- Data section -
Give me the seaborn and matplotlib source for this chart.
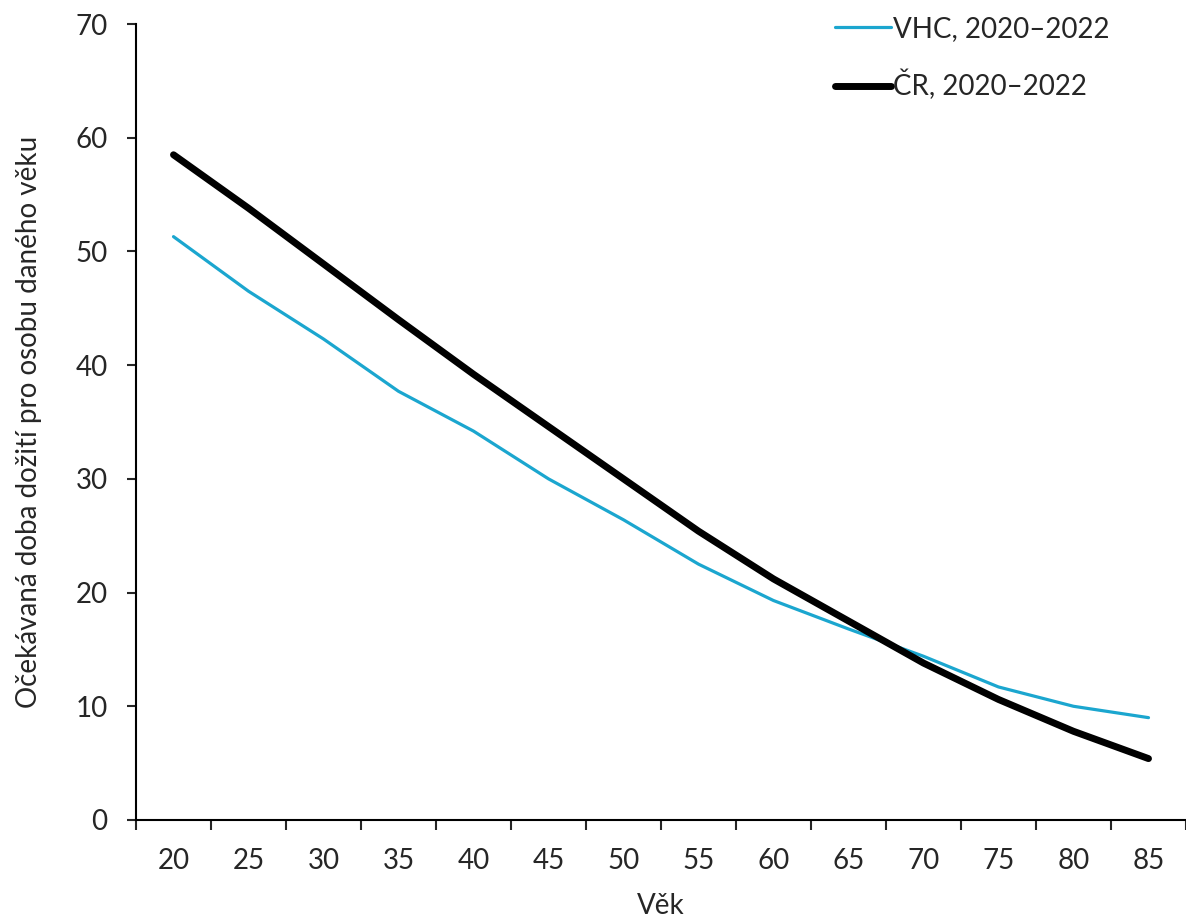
import matplotlib
matplotlib.use("Agg")
import matplotlib.pyplot as plt
from matplotlib.ticker import FixedLocator, MultipleLocator
import seaborn as sns
import pandas as pd

ages = ["20", "25", "30", "35", "40", "45", "50", "55", "60", "65", "70", "75", "80", "85"]
vhc = [51.3, 46.5, 42.3, 37.7, 34.2, 30.0, 26.4, 22.5, 19.3, 16.8, 14.4, 11.7, 10.0, 9.0]
cr = [58.5, 53.8, 48.9, 44.0, 39.2, 34.6, 30.0, 25.4, 21.2, 17.5, 13.8, 10.6, 7.8, 5.4]

series_names = ["VHC, 2020\u20132022", "\u010cR, 2020\u20132022"]
series_colors = ["#1BA6CF", "#000000"]
series_widths = [2.3, 5.0]


def set_style():
	sns.set_style("white")
	plt.rcParams.update({
		"font.family": ["Lato", "DejaVu Sans"],
		"font.size": 20,
		"axes.linewidth": 1.5,
		"axes.edgecolor": "black",
	})


if __name__ == "__main__":
	set_style()

	fig = plt.figure(figsize=(11.86, 9.19), dpi=100)
	ax = fig.add_axes([136 / 1186, 99 / 919, 1050 / 1186, 796 / 919])

	for name, vals, col, lw in zip(series_names, [vhc, cr], series_colors, series_widths):
		df = pd.DataFrame({"age": ages, "value": vals})
		sns.lineplot(data=df, x="age", y="value", ax=ax, color=col, linewidth=lw,
					 label=name, sort=False, solid_capstyle="round")

	ax.set_xlim(-0.5, len(ages) - 0.5)
	ax.set_ylim(0, 70)
	ax.yaxis.set_major_locator(MultipleLocator(10))

	# Excel style: tick marks between categories, labels at centres
	ax.xaxis.set_minor_locator(FixedLocator([i - 0.5 for i in range(len(ages) + 1)]))
	ax.tick_params(axis="x", which="major", length=0, pad=20, labelsize=20)
	ax.tick_params(axis="x", which="minor", length=7, width=1.5, direction="out", bottom=True)
	ax.tick_params(axis="y", which="major", length=6.5, width=1.5, direction="out", left=True,
				   pad=14, labelsize=20)

	ax.spines["right"].set_visible(False)
	ax.spines["top"].set_visible(False)

	ax.set_xlabel("V\u011bk", fontsize=20, labelpad=14)
	ax.set_ylabel("O\u010dek\u00e1van\u00e1 doba do\u017eit\u00ed pro osobu dan\u00e9ho v\u011bku",
				  fontsize=20, labelpad=24)

	leg = ax.legend(loc="upper left", bbox_to_anchor=(824 / 1186, 1 - 5 / 919),
					bbox_transform=fig.transFigure, frameon=False, fontsize=20,
					handlelength=2.0, handletextpad=0.1, labelspacing=1.0, borderaxespad=0)

	fig.savefig("out.png", dpi=100)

- Short problem -
Repeat only what lies between the start of the data and the end of the line containing "ax = fig.add_axes([136", exactly, with pictures left out.

- Answer to this exercise -
Give me the seaborn and matplotlib source for this chart.
import matplotlib
matplotlib.use("Agg")
import matplotlib.pyplot as plt
from matplotlib.ticker import FixedLocator, MultipleLocator
import seaborn as sns
import pandas as pd

ages = ["20", "25", "30", "35", "40", "45", "50", "55", "60", "65", "70", "75", "80", "85"]
vhc = [51.3, 46.5, 42.3, 37.7, 34.2, 30.0, 26.4, 22.5, 19.3, 16.8, 14.4, 11.7, 10.0, 9.0]
cr = [58.5, 53.8, 48.9, 44.0, 39.2, 34.6, 30.0, 25.4, 21.2, 17.5, 13.8, 10.6, 7.8, 5.4]

series_names = ["VHC, 2020\u20132022", "\u010cR, 2020\u20132022"]
series_colors = ["#1BA6CF", "#000000"]
series_widths = [2.3, 5.0]


def set_style():
	sns.set_style("white")
	plt.rcParams.update({
		"font.family": ["Lato", "DejaVu Sans"],
		"font.size": 20,
		"axes.linewidth": 1.5,
		"axes.edgecolor": "black",
	})


if __name__ == "__main__":
	set_style()

	fig = plt.figure(figsize=(11.86, 9.19), dpi=100)
	ax = fig.add_axes([136 / 1186, 99 / 919, 1050 / 1186, 796 / 919])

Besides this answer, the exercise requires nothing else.